Das Volk schaut mehr als zu
Die Bundesratswahlen verbrachte ich – wie viele von Ihnen – vor dem Fernseher. Diesmal schaute ich besonders genau hin, denn am Nachmittag stand die Aufzeichnung eines Gesprächs mit CVP-Nationalrätin Ida Glanzmann auf dem Programm (den Talk können Sie übrigens morgen ab 12 Uhr auf zofingertagblatt.ch sehen). Ich setze mich also aufs Sofa, vor mir der Laptop, in der linken Hand das Smartphone, in der rechten ein doppelter Espresso. Politiker und Journalisten wuseln durchs Bundeshaus; ich sehe bekannte Gesichter, in denen ich kaum Spuren einer «Nacht der langen Messer» erkenne. Zum nervenaufreibenden Showdown kommt es nicht – es ist fast ein bisschen langweilig, dass beide Favoritinnen im ersten Wahlgang gewählt werden.

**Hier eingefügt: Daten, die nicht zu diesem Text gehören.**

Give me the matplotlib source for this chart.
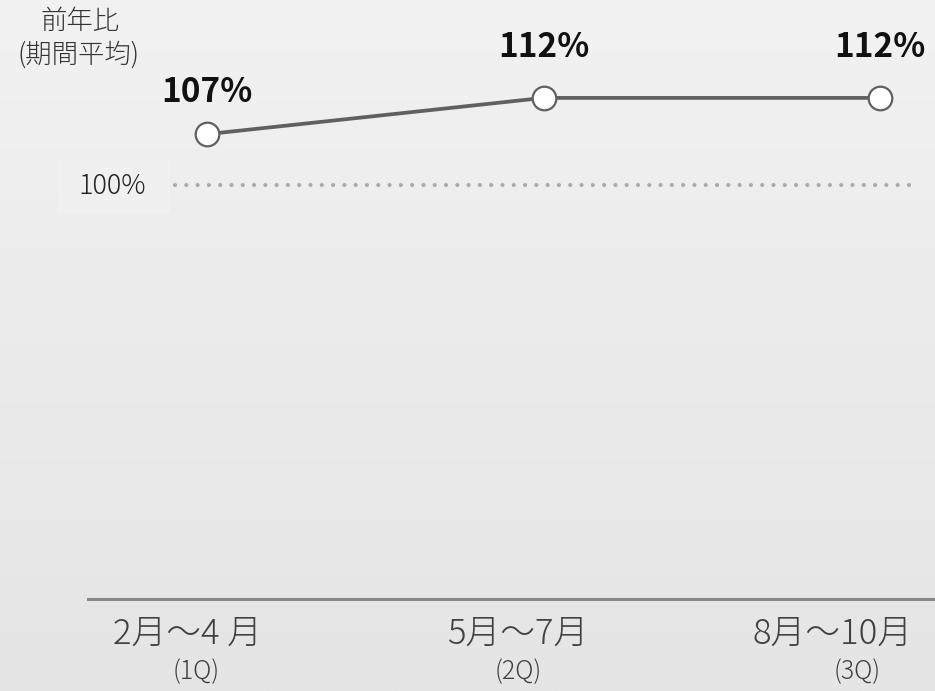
import numpy as np
import matplotlib
matplotlib.use("Agg")
import matplotlib.pyplot as plt
from matplotlib.colors import LinearSegmentedColormap
from matplotlib.patches import Rectangle

plt.rcParams['font.family'] = ['Noto Sans CJK JP', 'DejaVu Sans']

# ---- data ----
periods = ["2月～4 月", "5月～7月", "8月～10月"]
quarters = ["(1Q)", "(2Q)", "(3Q)"]
values = [107, 112, 112]
value_labels = ["107%", "112%", "112%"]
baseline = 100
baseline_label = "100%"
ylabel_lines = ["前年比", "(期間平均)"]

W, H = 935, 691
fig = plt.figure(figsize=(W / 100, H / 100), dpi=100)

# gradient background
bg = fig.add_axes([0, 0, 1, 1], zorder=-10)
cmap = LinearSegmentedColormap.from_list("bg", ["#f2f2f2", "#ebebeb", "#e5e5e5"])
grad = np.linspace(0, 1, 256).reshape(-1, 1)
bg.imshow(grad, aspect="auto", cmap=cmap, extent=[0, 1, 0, 1], origin="upper")
bg.add_patch(Rectangle((57 / W, 1 - 213 / H), 113 / W, 53 / H, transform=bg.transAxes,
                       facecolor="#f0f0f0", edgecolor="none", zorder=2))
bg.set_xlim(0, 1)
bg.set_ylim(0, 1)
bg.axis("off")

# plot axes (pixel layout)
left_px, right_px, top_px, bottom_px = 88, 935, 0, 599
ax = fig.add_axes([left_px / W, (H - bottom_px) / H, (right_px - left_px) / W, (bottom_px - top_px) / H])
ax.set_facecolor("none")

px_per_x = 336.5
x0_px = 207
ax.set_xlim((left_px - x0_px) / px_per_x, (right_px - x0_px) / px_per_x)
ax.set_ylim(42.9, 125.5)

x = np.arange(len(values))

# baseline dotted line
ax.plot([(175 - x0_px) / px_per_x, (915 - x0_px) / px_per_x], [baseline, baseline],
        color="#aaaaaa", lw=3.0, linestyle=(0, (0.01, 2.7)), solid_capstyle="round",
        dash_capstyle="round", zorder=1)
fig.text(112 / W, 1 - 186 / H, baseline_label, ha="center", va="center",
         fontsize=19.5, color="#222222", fontweight="light")

# main line
ax.plot(x, values, color="#606060", lw=2.7, marker="o", markersize=17,
        markerfacecolor="white", markeredgecolor="#606060", markeredgewidth=1.6,
        zorder=3, clip_on=False)

label_offsets = [30, 36, 36]
for xi, v, lab, off in zip(x, values, value_labels, label_offsets):
    ax.annotate(lab, (xi, v), xytext=(0, off), textcoords="offset points",
                ha="center", va="center", fontsize=24, fontweight="bold", color="#111111")

for s in ["top", "right", "left"]:
    ax.spines[s].set_visible(False)
ax.spines["bottom"].set_color("#888888")
ax.spines["bottom"].set_linewidth(2.2)
ax.set_yticks([])
ax.set_xticks([])

# category labels
label_px = [187, 518, 833]
sub_px = [196, 518, 857]
for lp, sp, p, q in zip(label_px, sub_px, periods, quarters):
    fig.text(lp / W, 1 - 634 / H, p, ha="center", va="center", fontsize=25,
             color="#404040", fontweight="light")
    fig.text(sp / W, 1 - 672 / H, q, ha="center", va="center", fontsize=18,
             color="#404040", fontweight="light")

fig.text(80 / W, 1 - 21 / H, ylabel_lines[0], ha="center", va="center", fontsize=19,
         color="#333333", fontweight="light")
fig.text(79 / W, 1 - 55 / H, ylabel_lines[1], ha="center", va="center", fontsize=19,
         color="#333333", fontweight="light")

fig.savefig("out.png", dpi=100)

Trotzdem macht der Wahlmorgen vor dem TV Spass. Und mehr als das: Die Bundesratswahlen sind zu einem öffentlichen Ritual geworden, das trotz moderner Inszenierung gut zum Wesen der Eidgenossenschaft passt. Obwohl das Volk bei den Wahlen nicht mitreden kann, touren die Kandidatinnen und Kandidaten während Wochen durchs Land und präsentieren sich in unzähligen Auftritten, Fragestunden und Interviews. Dabei werden sie schon einmal ordentlich auf ihre Bundesratstauglichkeit abgeklopft; an unzähligen Stamm- und Familientischen wird darüber debattiert, wie und mit welchen Personen das Land am besten zu führen sei. Es wird über Frauenquoten gestritten und darüber, ob endlich mal eine Frau Chefin im VBS werden sollte. Am Tag der Wahl drehen sich Reden und Statements um die K-Begriffe: Konkordanz, Kompromiss, Kontinuität, Kollegialität.
All das mag Spektakel sein, gewiss. Aber es ist mehr als das. Keine Regierungsform kommt ohne Rituale der Machtinszenierung aus. Dass die Bundesratswahlen zu einer Art Inszenierung von Volkswahlen geworden sind, wie die NZZ schrieb, scheint mir kein schlechtes Zeichen.